== PROMPT ==
Each line below should be quoted exactly, please.
== == ==
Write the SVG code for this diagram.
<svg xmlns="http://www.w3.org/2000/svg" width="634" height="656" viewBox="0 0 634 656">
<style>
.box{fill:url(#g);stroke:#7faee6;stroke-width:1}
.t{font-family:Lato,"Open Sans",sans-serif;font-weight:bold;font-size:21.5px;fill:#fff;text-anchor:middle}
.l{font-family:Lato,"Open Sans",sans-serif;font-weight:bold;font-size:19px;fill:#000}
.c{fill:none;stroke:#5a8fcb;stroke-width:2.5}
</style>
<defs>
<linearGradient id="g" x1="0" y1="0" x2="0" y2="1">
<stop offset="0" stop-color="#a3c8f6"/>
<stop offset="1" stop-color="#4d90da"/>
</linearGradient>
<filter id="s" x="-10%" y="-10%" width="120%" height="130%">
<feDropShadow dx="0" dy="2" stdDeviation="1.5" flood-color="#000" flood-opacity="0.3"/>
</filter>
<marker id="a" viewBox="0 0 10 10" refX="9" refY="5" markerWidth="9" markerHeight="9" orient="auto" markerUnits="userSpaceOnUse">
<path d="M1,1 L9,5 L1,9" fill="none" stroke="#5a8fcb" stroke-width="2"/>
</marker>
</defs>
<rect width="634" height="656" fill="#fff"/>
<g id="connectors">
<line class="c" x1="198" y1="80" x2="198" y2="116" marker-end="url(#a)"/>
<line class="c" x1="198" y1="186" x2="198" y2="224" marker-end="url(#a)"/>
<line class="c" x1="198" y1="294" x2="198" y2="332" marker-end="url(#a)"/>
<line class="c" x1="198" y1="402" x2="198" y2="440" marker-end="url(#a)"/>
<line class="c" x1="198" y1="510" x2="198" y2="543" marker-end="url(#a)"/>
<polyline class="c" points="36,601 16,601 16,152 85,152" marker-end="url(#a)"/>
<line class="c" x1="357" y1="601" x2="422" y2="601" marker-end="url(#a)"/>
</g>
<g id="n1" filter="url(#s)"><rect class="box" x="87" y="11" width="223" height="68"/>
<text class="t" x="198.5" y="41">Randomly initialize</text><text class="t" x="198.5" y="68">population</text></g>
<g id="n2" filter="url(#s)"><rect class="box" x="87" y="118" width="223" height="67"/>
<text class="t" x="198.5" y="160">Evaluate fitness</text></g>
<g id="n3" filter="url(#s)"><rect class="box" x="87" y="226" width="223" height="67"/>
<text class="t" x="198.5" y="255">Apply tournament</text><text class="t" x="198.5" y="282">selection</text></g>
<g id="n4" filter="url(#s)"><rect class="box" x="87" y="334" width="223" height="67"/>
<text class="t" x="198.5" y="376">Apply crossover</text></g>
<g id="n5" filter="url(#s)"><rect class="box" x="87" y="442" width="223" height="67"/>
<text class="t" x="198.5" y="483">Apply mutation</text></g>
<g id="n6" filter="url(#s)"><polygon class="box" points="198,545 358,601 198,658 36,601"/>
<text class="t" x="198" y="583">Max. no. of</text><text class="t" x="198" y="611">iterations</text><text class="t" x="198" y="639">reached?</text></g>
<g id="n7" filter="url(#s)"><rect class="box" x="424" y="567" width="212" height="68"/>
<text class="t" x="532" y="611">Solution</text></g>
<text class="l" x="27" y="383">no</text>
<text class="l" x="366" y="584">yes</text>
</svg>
== == ==
== EXPECTED ANSWER ==
Write the SVG code for this diagram.
<svg xmlns="http://www.w3.org/2000/svg" width="634" height="656" viewBox="0 0 634 656">
<style>
.box{fill:url(#g);stroke:#7faee6;stroke-width:1}
.t{font-family:Lato,"Open Sans",sans-serif;font-weight:bold;font-size:21.5px;fill:#fff;text-anchor:middle}
.l{font-family:Lato,"Open Sans",sans-serif;font-weight:bold;font-size:19px;fill:#000}
.c{fill:none;stroke:#5a8fcb;stroke-width:2.5}
</style>
<defs>
<linearGradient id="g" x1="0" y1="0" x2="0" y2="1">
<stop offset="0" stop-color="#a3c8f6"/>
<stop offset="1" stop-color="#4d90da"/>
</linearGradient>
<filter id="s" x="-10%" y="-10%" width="120%" height="130%">
<feDropShadow dx="0" dy="2" stdDeviation="1.5" flood-color="#000" flood-opacity="0.3"/>
</filter>
<marker id="a" viewBox="0 0 10 10" refX="9" refY="5" markerWidth="9" markerHeight="9" orient="auto" markerUnits="userSpaceOnUse">
<path d="M1,1 L9,5 L1,9" fill="none" stroke="#5a8fcb" stroke-width="2"/>
</marker>
</defs>
<rect width="634" height="656" fill="#fff"/>
<g id="connectors">
<line class="c" x1="198" y1="80" x2="198" y2="116" marker-end="url(#a)"/>
<line class="c" x1="198" y1="186" x2="198" y2="224" marker-end="url(#a)"/>
<line class="c" x1="198" y1="294" x2="198" y2="332" marker-end="url(#a)"/>
<line class="c" x1="198" y1="402" x2="198" y2="440" marker-end="url(#a)"/>
<line class="c" x1="198" y1="510" x2="198" y2="543" marker-end="url(#a)"/>
<polyline class="c" points="36,601 16,601 16,152 85,152" marker-end="url(#a)"/>
<line class="c" x1="357" y1="601" x2="422" y2="601" marker-end="url(#a)"/>
</g>
<g id="n1" filter="url(#s)"><rect class="box" x="87" y="11" width="223" height="68"/>
<text class="t" x="198.5" y="41">Randomly initialize</text><text class="t" x="198.5" y="68">population</text></g>
<g id="n2" filter="url(#s)"><rect class="box" x="87" y="118" width="223" height="67"/>
<text class="t" x="198.5" y="160">Evaluate fitness</text></g>
<g id="n3" filter="url(#s)"><rect class="box" x="87" y="226" width="223" height="67"/>
<text class="t" x="198.5" y="255">Apply tournament</text><text class="t" x="198.5" y="282">selection</text></g>
<g id="n4" filter="url(#s)"><rect class="box" x="87" y="334" width="223" height="67"/>
<text class="t" x="198.5" y="376">Apply crossover</text></g>
<g id="n5" filter="url(#s)"><rect class="box" x="87" y="442" width="223" height="67"/>
<text class="t" x="198.5" y="483">Apply mutation</text></g>
<g id="n6" filter="url(#s)"><polygon class="box" points="198,545 358,601 198,658 36,601"/>
<text class="t" x="198" y="583">Max. no. of</text><text class="t" x="198" y="611">iterations</text><text class="t" x="198" y="639">reached?</text></g>
<g id="n7" filter="url(#s)"><rect class="box" x="424" y="567" width="212" height="68"/>
<text class="t" x="532" y="611">Solution</text></g>
<text class="l" x="27" y="383">no</text>
<text class="l" x="366" y="584">yes</text>
</svg>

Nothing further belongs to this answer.